— START OF COLLECTED MATERIAL —

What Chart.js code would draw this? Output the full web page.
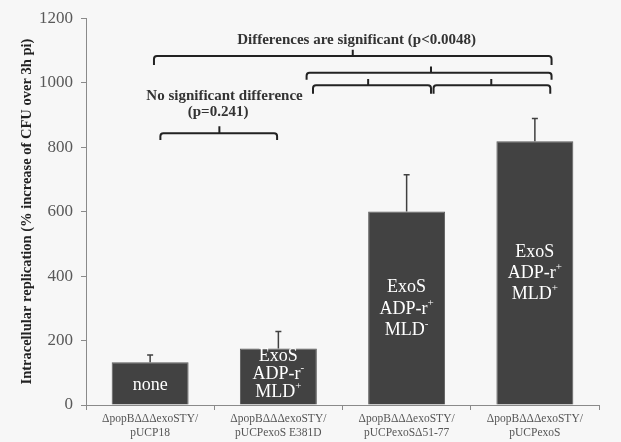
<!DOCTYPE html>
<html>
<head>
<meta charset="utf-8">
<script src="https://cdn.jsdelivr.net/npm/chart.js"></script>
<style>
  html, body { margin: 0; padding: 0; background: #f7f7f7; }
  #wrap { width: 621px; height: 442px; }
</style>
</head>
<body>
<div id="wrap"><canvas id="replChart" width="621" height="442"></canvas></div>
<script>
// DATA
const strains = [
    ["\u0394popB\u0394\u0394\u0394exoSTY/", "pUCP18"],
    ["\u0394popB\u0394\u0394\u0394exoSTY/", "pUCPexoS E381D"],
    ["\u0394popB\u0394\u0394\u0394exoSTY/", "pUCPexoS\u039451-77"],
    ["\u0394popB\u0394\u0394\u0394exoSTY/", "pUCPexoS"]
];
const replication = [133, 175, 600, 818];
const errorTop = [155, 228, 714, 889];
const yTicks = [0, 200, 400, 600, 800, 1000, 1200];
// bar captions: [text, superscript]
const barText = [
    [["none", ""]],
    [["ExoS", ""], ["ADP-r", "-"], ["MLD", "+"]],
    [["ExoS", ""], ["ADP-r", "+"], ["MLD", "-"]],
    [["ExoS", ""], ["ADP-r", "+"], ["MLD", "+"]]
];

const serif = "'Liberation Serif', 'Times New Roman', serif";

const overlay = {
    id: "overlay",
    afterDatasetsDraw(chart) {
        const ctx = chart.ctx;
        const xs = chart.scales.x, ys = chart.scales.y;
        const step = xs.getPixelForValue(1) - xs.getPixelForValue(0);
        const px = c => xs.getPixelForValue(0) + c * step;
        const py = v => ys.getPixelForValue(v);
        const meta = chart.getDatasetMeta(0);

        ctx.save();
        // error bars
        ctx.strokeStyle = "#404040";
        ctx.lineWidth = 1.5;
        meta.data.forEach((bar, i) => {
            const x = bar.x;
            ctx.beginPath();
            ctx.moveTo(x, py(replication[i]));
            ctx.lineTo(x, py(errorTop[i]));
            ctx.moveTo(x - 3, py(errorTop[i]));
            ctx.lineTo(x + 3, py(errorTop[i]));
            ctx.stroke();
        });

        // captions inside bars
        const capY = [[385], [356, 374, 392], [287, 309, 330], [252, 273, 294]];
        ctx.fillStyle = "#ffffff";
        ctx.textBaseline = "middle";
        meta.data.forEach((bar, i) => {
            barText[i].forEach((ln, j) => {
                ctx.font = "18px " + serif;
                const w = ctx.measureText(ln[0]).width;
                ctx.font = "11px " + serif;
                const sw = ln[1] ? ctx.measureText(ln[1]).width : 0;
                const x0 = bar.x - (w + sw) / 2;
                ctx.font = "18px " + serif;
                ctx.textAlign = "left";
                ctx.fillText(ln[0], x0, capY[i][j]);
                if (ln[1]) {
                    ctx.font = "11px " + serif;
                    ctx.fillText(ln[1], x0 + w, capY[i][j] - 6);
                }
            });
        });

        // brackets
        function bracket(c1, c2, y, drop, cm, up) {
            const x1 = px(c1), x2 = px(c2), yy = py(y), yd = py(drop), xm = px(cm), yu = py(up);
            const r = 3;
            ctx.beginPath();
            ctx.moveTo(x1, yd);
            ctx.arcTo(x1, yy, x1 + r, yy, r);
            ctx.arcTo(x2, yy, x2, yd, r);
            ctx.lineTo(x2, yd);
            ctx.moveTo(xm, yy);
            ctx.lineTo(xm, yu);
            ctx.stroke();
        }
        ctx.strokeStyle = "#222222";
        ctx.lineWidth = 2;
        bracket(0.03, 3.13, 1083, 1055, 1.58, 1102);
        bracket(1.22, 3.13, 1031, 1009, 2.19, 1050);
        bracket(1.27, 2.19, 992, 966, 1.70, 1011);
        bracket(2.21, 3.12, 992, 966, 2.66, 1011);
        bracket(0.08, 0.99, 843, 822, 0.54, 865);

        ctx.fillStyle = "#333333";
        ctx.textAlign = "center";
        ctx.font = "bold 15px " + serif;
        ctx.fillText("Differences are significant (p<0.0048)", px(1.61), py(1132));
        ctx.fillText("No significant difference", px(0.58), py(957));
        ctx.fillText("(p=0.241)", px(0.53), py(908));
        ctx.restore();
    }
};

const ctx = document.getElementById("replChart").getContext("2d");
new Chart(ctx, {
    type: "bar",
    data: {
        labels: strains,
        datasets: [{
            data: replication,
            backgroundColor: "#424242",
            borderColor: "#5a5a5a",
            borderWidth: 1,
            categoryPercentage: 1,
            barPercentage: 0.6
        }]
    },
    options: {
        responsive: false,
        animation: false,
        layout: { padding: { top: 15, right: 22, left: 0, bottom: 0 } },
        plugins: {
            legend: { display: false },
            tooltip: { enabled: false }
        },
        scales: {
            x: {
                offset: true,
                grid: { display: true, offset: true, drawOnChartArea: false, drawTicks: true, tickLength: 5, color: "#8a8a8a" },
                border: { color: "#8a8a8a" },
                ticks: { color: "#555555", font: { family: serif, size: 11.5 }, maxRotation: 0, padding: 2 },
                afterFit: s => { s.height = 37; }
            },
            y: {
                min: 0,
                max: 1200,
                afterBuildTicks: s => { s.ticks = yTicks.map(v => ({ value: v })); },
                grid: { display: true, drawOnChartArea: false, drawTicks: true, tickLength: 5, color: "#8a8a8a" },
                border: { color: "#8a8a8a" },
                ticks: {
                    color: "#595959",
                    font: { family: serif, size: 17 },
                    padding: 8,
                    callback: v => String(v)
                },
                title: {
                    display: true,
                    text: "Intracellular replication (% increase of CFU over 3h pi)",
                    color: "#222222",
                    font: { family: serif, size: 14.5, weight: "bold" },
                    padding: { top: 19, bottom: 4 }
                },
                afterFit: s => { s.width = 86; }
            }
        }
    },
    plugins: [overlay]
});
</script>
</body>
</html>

— END OF COLLECTED MATERIAL —

DIRECTIVE: Give the material again exactly as it is, but keep the pictures out.

SOLVED EXERCISE:
What Chart.js code would draw this? Output the full web page.
<!DOCTYPE html>
<html>
<head>
<meta charset="utf-8">
<script src="https://cdn.jsdelivr.net/npm/chart.js"></script>
<style>
  html, body { margin: 0; padding: 0; background: #f7f7f7; }
  #wrap { width: 621px; height: 442px; }
</style>
</head>
<body>
<div id="wrap"><canvas id="replChart" width="621" height="442"></canvas></div>
<script>
// DATA
const strains = [
    ["\u0394popB\u0394\u0394\u0394exoSTY/", "pUCP18"],
    ["\u0394popB\u0394\u0394\u0394exoSTY/", "pUCPexoS E381D"],
    ["\u0394popB\u0394\u0394\u0394exoSTY/", "pUCPexoS\u039451-77"],
    ["\u0394popB\u0394\u0394\u0394exoSTY/", "pUCPexoS"]
];
const replication = [133, 175, 600, 818];
const errorTop = [155, 228, 714, 889];
const yTicks = [0, 200, 400, 600, 800, 1000, 1200];
// bar captions: [text, superscript]
const barText = [
    [["none", ""]],
    [["ExoS", ""], ["ADP-r", "-"], ["MLD", "+"]],
    [["ExoS", ""], ["ADP-r", "+"], ["MLD", "-"]],
    [["ExoS", ""], ["ADP-r", "+"], ["MLD", "+"]]
];

const serif = "'Liberation Serif', 'Times New Roman', serif";

const overlay = {
    id: "overlay",
    afterDatasetsDraw(chart) {
        const ctx = chart.ctx;
        const xs = chart.scales.x, ys = chart.scales.y;
        const step = xs.getPixelForValue(1) - xs.getPixelForValue(0);
        const px = c => xs.getPixelForValue(0) + c * step;
        const py = v => ys.getPixelForValue(v);
        const meta = chart.getDatasetMeta(0);

        ctx.save();
        // error bars
        ctx.strokeStyle = "#404040";
        ctx.lineWidth = 1.5;
        meta.data.forEach((bar, i) => {
            const x = bar.x;
            ctx.beginPath();
            ctx.moveTo(x, py(replication[i]));
            ctx.lineTo(x, py(errorTop[i]));
            ctx.moveTo(x - 3, py(errorTop[i]));
            ctx.lineTo(x + 3, py(errorTop[i]));
            ctx.stroke();
        });

        // captions inside bars
        const capY = [[385], [356, 374, 392], [287, 309, 330], [252, 273, 294]];
        ctx.fillStyle = "#ffffff";
        ctx.textBaseline = "middle";
        meta.data.forEach((bar, i) => {
            barText[i].forEach((ln, j) => {
                ctx.font = "18px " + serif;
                const w = ctx.measureText(ln[0]).width;
                ctx.font = "11px " + serif;
                const sw = ln[1] ? ctx.measureText(ln[1]).width : 0;
                const x0 = bar.x - (w + sw) / 2;
                ctx.font = "18px " + serif;
                ctx.textAlign = "left";
                ctx.fillText(ln[0], x0, capY[i][j]);
                if (ln[1]) {
                    ctx.font = "11px " + serif;
                    ctx.fillText(ln[1], x0 + w, capY[i][j] - 6);
                }
            });
        });

        // brackets
        function bracket(c1, c2, y, drop, cm, up) {
            const x1 = px(c1), x2 = px(c2), yy = py(y), yd = py(drop), xm = px(cm), yu = py(up);
            const r = 3;
            ctx.beginPath();
            ctx.moveTo(x1, yd);
            ctx.arcTo(x1, yy, x1 + r, yy, r);
            ctx.arcTo(x2, yy, x2, yd, r);
            ctx.lineTo(x2, yd);
            ctx.moveTo(xm, yy);
            ctx.lineTo(xm, yu);
            ctx.stroke();
        }
        ctx.strokeStyle = "#222222";
        ctx.lineWidth = 2;
        bracket(0.03, 3.13, 1083, 1055, 1.58, 1102);
        bracket(1.22, 3.13, 1031, 1009, 2.19, 1050);
        bracket(1.27, 2.19, 992, 966, 1.70, 1011);
        bracket(2.21, 3.12, 992, 966, 2.66, 1011);
        bracket(0.08, 0.99, 843, 822, 0.54, 865);

        ctx.fillStyle = "#333333";
        ctx.textAlign = "center";
        ctx.font = "bold 15px " + serif;
        ctx.fillText("Differences are significant (p<0.0048)", px(1.61), py(1132));
        ctx.fillText("No significant difference", px(0.58), py(957));
        ctx.fillText("(p=0.241)", px(0.53), py(908));
        ctx.restore();
    }
};

const ctx = document.getElementById("replChart").getContext("2d");
new Chart(ctx, {
    type: "bar",
    data: {
        labels: strains,
        datasets: [{
            data: replication,
            backgroundColor: "#424242",
            borderColor: "#5a5a5a",
            borderWidth: 1,
            categoryPercentage: 1,
            barPercentage: 0.6
        }]
    },
    options: {
        responsive: false,
        animation: false,
        layout: { padding: { top: 15, right: 22, left: 0, bottom: 0 } },
        plugins: {
            legend: { display: false },
            tooltip: { enabled: false }
        },
        scales: {
            x: {
                offset: true,
                grid: { display: true, offset: true, drawOnChartArea: false, drawTicks: true, tickLength: 5, color: "#8a8a8a" },
                border: { color: "#8a8a8a" },
                ticks: { color: "#555555", font: { family: serif, size: 11.5 }, maxRotation: 0, padding: 2 },
                afterFit: s => { s.height = 37; }
            },
            y: {
                min: 0,
                max: 1200,
                afterBuildTicks: s => { s.ticks = yTicks.map(v => ({ value: v })); },
                grid: { display: true, drawOnChartArea: false, drawTicks: true, tickLength: 5, color: "#8a8a8a" },
                border: { color: "#8a8a8a" },
                ticks: {
                    color: "#595959",
                    font: { family: serif, size: 17 },
                    padding: 8,
                    callback: v => String(v)
                },
                title: {
                    display: true,
                    text: "Intracellular replication (% increase of CFU over 3h pi)",
                    color: "#222222",
                    font: { family: serif, size: 14.5, weight: "bold" },
                    padding: { top: 19, bottom: 4 }
                },
                afterFit: s => { s.width = 86; }
            }
        }
    },
    plugins: [overlay]
});
</script>
</body>
</html>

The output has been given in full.